= Data section =
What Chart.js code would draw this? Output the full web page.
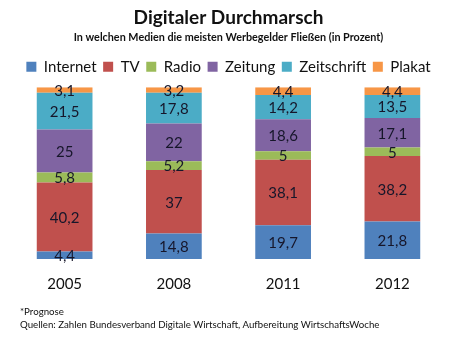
<!DOCTYPE html>
<html>
<head>
<meta charset="utf-8">
<script src="https://cdn.jsdelivr.net/npm/chart.js@4"></script>
<style>
  html, body { margin: 0; padding: 0; background: #fff; }
  #wrap { position: relative; width: 459px; height: 354px; }
  .note { position: absolute; left: 20px; font: 9.7px Lato, sans-serif; color: #111; white-space: nowrap; }
</style>
</head>
<body>
<div id="wrap">
  <canvas id="chart" width="459" height="354"></canvas>
  <div class="note" style="top:305px">*Prognose</div>
  <div class="note" style="top:318px">Quellen: Zahlen Bundesverband Digitale Wirtschaft, Aufbereitung WirtschaftsWoche</div>
</div>
<script>
// years on the x axis
const years = ['2005', '2008', '2011', '2012'];

// share of ad spending per medium, in percent
const internet    = [4.4, 14.8, 19.7, 21.8];
const tv          = [40.2, 37, 38.1, 38.2];
const radio       = [5.8, 5.2, 5, 5];
const zeitung     = [25, 22, 18.6, 17.1];
const zeitschrift = [21.5, 17.8, 14.2, 13.5];
const plakat      = [3.1, 3.2, 4.4, 4.4];

const seriesNames = ['Internet', 'TV', 'Radio', 'Zeitung', 'Zeitschrift', 'Plakat'];
const seriesData = [internet, tv, radio, zeitung, zeitschrift, plakat];
const seriesColors = ['#4F81BD', '#C0504D', '#9BBB59', '#8064A2', '#4BACC6', '#F79646'];

// write the value in the middle of every segment
const valueLabels = {
  id: 'valueLabels',
  afterDatasetsDraw(chart) {
    const ctx = chart.ctx;
    ctx.save();
    ctx.font = '15px Lato, sans-serif';
    ctx.fillStyle = '#16162a';
    ctx.textAlign = 'center';
    ctx.textBaseline = 'middle';
    chart.data.datasets.forEach((ds, i) => {
      chart.getDatasetMeta(i).data.forEach((bar, j) => {
        const p = bar.getProps(['x', 'y', 'base'], true);
        ctx.fillText(String(ds.data[j]).replace('.', ','), p.x, (p.y + p.base) / 2 + 1);
      });
    });
    ctx.restore();
  }
};

// a bit more room under the legend
const legendGap = {
  id: 'legendGap',
  beforeInit(chart) {
    const fit = chart.legend.fit;
    chart.legend.fit = function () {
      fit.bind(chart.legend)();
      this.height += 3;
    };
  }
};

const ctx = document.getElementById('chart').getContext('2d');
new Chart(ctx, {
  type: 'bar',
  data: {
    labels: years,
    datasets: seriesNames.map((name, i) => ({
      label: name,
      data: seriesData[i],
      backgroundColor: seriesColors[i],
      borderWidth: 0
    }))
  },
  options: {
    responsive: false,
    animation: false,
    layout: { padding: { left: 10, right: 12, top: 0, bottom: 53 } },
    datasets: { bar: { categoryPercentage: 1, barPercentage: 0.51 } },
    plugins: {
      title: {
        display: true,
        text: 'Digitaler Durchmarsch',
        font: { family: 'Lato', size: 19, weight: 'bold' },
        color: '#111',
        padding: { top: 6, bottom: 2 }
      },
      subtitle: {
        display: true,
        text: 'In welchen Medien die meisten Werbegelder Fließen (in Prozent)',
        font: { family: 'Lato', size: 10.8, weight: 'bold' },
        color: '#111',
        padding: { bottom: 9 }
      },
      legend: {
        labels: {
          font: { family: 'Lato', size: 15 },
          color: '#111',
          boxWidth: 10,
          boxHeight: 10,
          padding: 6.6
        }
      },
      tooltip: { enabled: false }
    },
    scales: {
      x: {
        stacked: true,
        grid: { display: false },
        border: { display: false },
        ticks: { font: { family: 'Lato', size: 15 }, color: '#111', padding: 8 }
      },
      y: {
        stacked: true,
        display: false,
        min: 0,
        max: 100
      }
    }
  },
  plugins: [valueLabels, legendGap]
});
</script>
</body>
</html>
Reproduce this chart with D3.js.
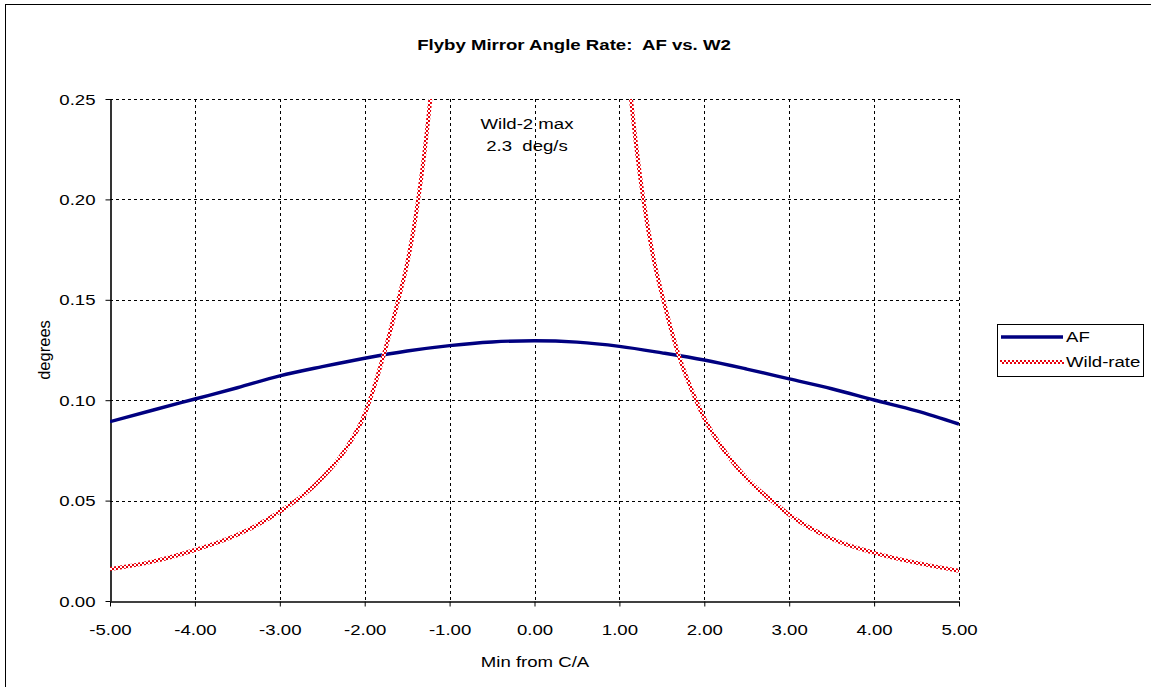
<!DOCTYPE html>
<html>
<head>
<meta charset="utf-8">
<script src="https://cdn.jsdelivr.net/npm/d3@7/dist/d3.min.js"></script>
<style>
  html, body { margin: 0; padding: 0; background: #fff; }
  svg { display: block; }
  text { font-family: "Liberation Sans", Arial, sans-serif; fill: #000; white-space: pre; }
</style>
</head>
<body>
<svg id="chart" width="1151" height="687"></svg>
<script>
// Minutes from closest approach and angle rates (degrees)
const afMinutes = [-5, -4.5, -4, -3.5, -3, -2.5, -2, -1.5, -1, -0.5, 0, 0.5, 1, 1.5, 2, 2.5, 3, 3.5, 4, 4.5, 5];
const afValues  = [0.0893, 0.0950, 0.1006, 0.1062, 0.1121, 0.1167, 0.1209, 0.1245, 0.1272, 0.1290, 0.1296,
                   0.1289, 0.1268, 0.1236, 0.1200, 0.1155, 0.1106, 0.1057, 0.1001, 0.0947, 0.0881];

const wildMinutes = [-5, -4.5, -4, -3.5, -3, -2.5, -2.25, -2, -1.773, -1.604, -1.5, -1.38, -1.3, -1.227, -1.2,
                     0,
                     1.11, 1.137, 1.2, 1.282, 1.4, 1.517, 1.694, 1.902, 2, 2.25, 2.5, 2.794, 3, 3.5, 4, 4.5, 5];
const wildValues  = [0.0159, 0.0196, 0.0254, 0.0330, 0.0445, 0.0613, 0.0740, 0.0930, 0.123, 0.150, 0.168, 0.197, 0.222, 0.250, 0.262,
                     2.3,
                     0.262, 0.250, 0.226, 0.200, 0.171, 0.150, 0.123, 0.100, 0.091, 0.074, 0.061, 0.050, 0.043, 0.031, 0.024, 0.019, 0.0151];

const xTicks = [-5, -4, -3, -2, -1, 0, 1, 2, 3, 4, 5];
const yTicks = [0, 0.05, 0.10, 0.15, 0.20, 0.25];

const seriesNames = ["AF", "Wild-rate"];
const titleText = "Flyby Mirror Angle Rate:  AF vs. W2";
const xLabel = "Min from C/A";
const yLabel = "degrees";
const noteLines = ["Wild-2 max", "2.3  deg/s"];

const STRETCH = 1.2;       // horizontal widening of the chart lettering
const FONT = 15.5;

const svg = d3.select("#chart");
const plot = { left: 110, top: 99, right: 959, bottom: 601 };

const x = d3.scaleLinear().domain([-5, 5]).range([plot.left, plot.right]);
const y = d3.scaleLinear().domain([0, 0.25]).range([plot.bottom, plot.top]);
const fmt = d => d.toFixed(2);

// chart frame
svg.append("rect")
  .attr("x", 5.5).attr("y", 4.5).attr("width", 1200).attr("height", 800)
  .attr("fill", "#fff").attr("stroke", "#000").attr("stroke-width", 1);

const defs = svg.append("defs");
const checker = defs.append("pattern")
  .attr("id", "checker").attr("patternUnits", "userSpaceOnUse")
  .attr("width", 4).attr("height", 4);
checker.append("rect").attr("width", 4).attr("height", 4).attr("fill", "#fff");
checker.append("rect").attr("x", 0).attr("y", 0).attr("width", 2).attr("height", 2).attr("fill", "#e8000b");
checker.append("rect").attr("x", 2).attr("y", 2).attr("width", 2).attr("height", 2).attr("fill", "#e8000b");

defs.append("clipPath").attr("id", "plotClip")
  .append("rect")
  .attr("x", plot.left).attr("y", plot.top)
  .attr("width", plot.right - plot.left).attr("height", plot.bottom - plot.top);

// gridlines
const grid = svg.append("g").attr("stroke", "#000").attr("stroke-width", 1)
  .attr("stroke-dasharray", "3,3");
grid.selectAll("line.gx").data(xTicks.filter(d => d > -5)).join("line")
  .attr("x1", d => Math.round(x(d)) + 0.5).attr("x2", d => Math.round(x(d)) + 0.5)
  .attr("y1", plot.top).attr("y2", plot.bottom);
grid.selectAll("line.gy").data(yTicks.filter(d => d > 0)).join("line")
  .attr("y1", d => Math.round(y(d)) + 0.5).attr("y2", d => Math.round(y(d)) + 0.5)
  .attr("x1", plot.left).attr("x2", plot.right);

// axes
const xAxis = svg.append("g")
  .attr("transform", `translate(0,${plot.bottom + 0.5})`)
  .call(d3.axisBottom(x).tickValues(xTicks).tickFormat(fmt).tickSizeInner(5).tickSizeOuter(0).tickPadding(0));
const yAxis = svg.append("g")
  .attr("transform", `translate(${plot.left + 0.5},0)`)
  .call(d3.axisLeft(y).tickValues(yTicks).tickFormat(fmt).tickSizeInner(5).tickSizeOuter(0).tickPadding(0));

[xAxis, yAxis].forEach(g => {
  g.select(".domain").attr("stroke", "#000").attr("stroke-width", 1.6);
  g.selectAll(".tick line").attr("stroke", "#000");
  g.selectAll(".tick text").attr("font-size", FONT).attr("font-family", "Liberation Sans, Arial, sans-serif").attr("fill", "#000");
});
xAxis.selectAll(".tick text").attr("y", 0).attr("dy", 0)
  .attr("transform", `translate(0,33) scale(${STRETCH},1)`);
yAxis.selectAll(".tick text").attr("x", 0).attr("dy", 0)
  .attr("transform", `translate(-15,5) scale(${STRETCH},1)`);

// series
const afLine = d3.line().x(d => x(d[0])).y(d => y(d[1])).curve(d3.curveMonotoneX);
const wildLine = d3.line().x(d => x(d[0])).y(d => y(d[1])).curve(d3.curveMonotoneX);
const afData = afMinutes.map((m, i) => [m, afValues[i]]);
const wildData = wildMinutes.map((m, i) => [m, wildValues[i]]);

const series = svg.append("g").attr("clip-path", "url(#plotClip)");
series.append("path").datum(afData).attr("d", afLine)
  .attr("fill", "none").attr("stroke", "#000080").attr("stroke-width", 3.4);
series.append("path").datum(wildData).attr("d", wildLine)
  .attr("fill", "none").attr("stroke", "url(#checker)").attr("stroke-width", 4);

// title and labels
function stretchedText(parent, tx, ty, str, opts = {}) {
  return parent.append("text")
    .attr("transform", `translate(${tx},${ty}) scale(${opts.sx || STRETCH},1)`)
    .attr("text-anchor", opts.anchor || "middle")
    .attr("font-size", opts.size || FONT)
    .attr("font-weight", opts.weight || "normal")
    .text(str);
}
stretchedText(svg, 574, 50, titleText, { weight: "bold" });
stretchedText(svg, 535, 667, xLabel);
svg.append("text")
  .attr("transform", "translate(50,350) rotate(-90)")
  .attr("text-anchor", "middle").attr("font-size", 16.5)
  .text(yLabel);

noteLines.forEach((t, i) => stretchedText(svg, 527, 129 + i * 22, t));

// legend
const legend = svg.append("g");
legend.append("rect")
  .attr("x", 997.5).attr("y", 324.5).attr("width", 146).attr("height", 52)
  .attr("fill", "#fff").attr("stroke", "#000").attr("stroke-width", 1);
legend.append("line").attr("x1", 1001).attr("x2", 1063).attr("y1", 337).attr("y2", 337)
  .attr("stroke", "#000080").attr("stroke-width", 3.4);
legend.append("line").attr("x1", 1000).attr("x2", 1064).attr("y1", 362).attr("y2", 362)
  .attr("stroke", "url(#checker)").attr("stroke-width", 4);
seriesNames.forEach((n, i) => stretchedText(legend, 1066, 342 + i * 25, n, { anchor: "start" }));
</script>
</body>
</html>
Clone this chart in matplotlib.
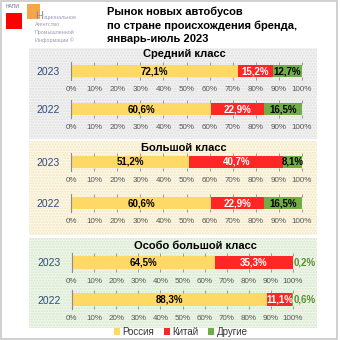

= Exercise prompt =
Repeat exactly, and only, the lines between the line holding "Reproduce this chart with D3.js." and the line holding "959, bottom: 601", inclusive, leaving pictures out.

= Result of the task =
Reproduce this chart with D3.js.
<!DOCTYPE html>
<html>
<head>
<meta charset="utf-8">
<script src="https://cdn.jsdelivr.net/npm/d3@7/dist/d3.min.js"></script>
<style>
  html, body { margin: 0; padding: 0; background: #fff; }
  svg { display: block; }
  text { font-family: "Liberation Sans", Arial, sans-serif; fill: #000; white-space: pre; }
</style>
</head>
<body>
<svg id="chart" width="1151" height="687"></svg>
<script>
// Minutes from closest approach and angle rates (degrees)
const afMinutes = [-5, -4.5, -4, -3.5, -3, -2.5, -2, -1.5, -1, -0.5, 0, 0.5, 1, 1.5, 2, 2.5, 3, 3.5, 4, 4.5, 5];
const afValues  = [0.0893, 0.0950, 0.1006, 0.1062, 0.1121, 0.1167, 0.1209, 0.1245, 0.1272, 0.1290, 0.1296,
                   0.1289, 0.1268, 0.1236, 0.1200, 0.1155, 0.1106, 0.1057, 0.1001, 0.0947, 0.0881];

const wildMinutes = [-5, -4.5, -4, -3.5, -3, -2.5, -2.25, -2, -1.773, -1.604, -1.5, -1.38, -1.3, -1.227, -1.2,
                     0,
                     1.11, 1.137, 1.2, 1.282, 1.4, 1.517, 1.694, 1.902, 2, 2.25, 2.5, 2.794, 3, 3.5, 4, 4.5, 5];
const wildValues  = [0.0159, 0.0196, 0.0254, 0.0330, 0.0445, 0.0613, 0.0740, 0.0930, 0.123, 0.150, 0.168, 0.197, 0.222, 0.250, 0.262,
                     2.3,
                     0.262, 0.250, 0.226, 0.200, 0.171, 0.150, 0.123, 0.100, 0.091, 0.074, 0.061, 0.050, 0.043, 0.031, 0.024, 0.019, 0.0151];

const xTicks = [-5, -4, -3, -2, -1, 0, 1, 2, 3, 4, 5];
const yTicks = [0, 0.05, 0.10, 0.15, 0.20, 0.25];

const seriesNames = ["AF", "Wild-rate"];
const titleText = "Flyby Mirror Angle Rate:  AF vs. W2";
const xLabel = "Min from C/A";
const yLabel = "degrees";
const noteLines = ["Wild-2 max", "2.3  deg/s"];

const STRETCH = 1.2;       // horizontal widening of the chart lettering
const FONT = 15.5;

const svg = d3.select("#chart");
const plot = { left: 110, top: 99, right: 959, bottom: 601 };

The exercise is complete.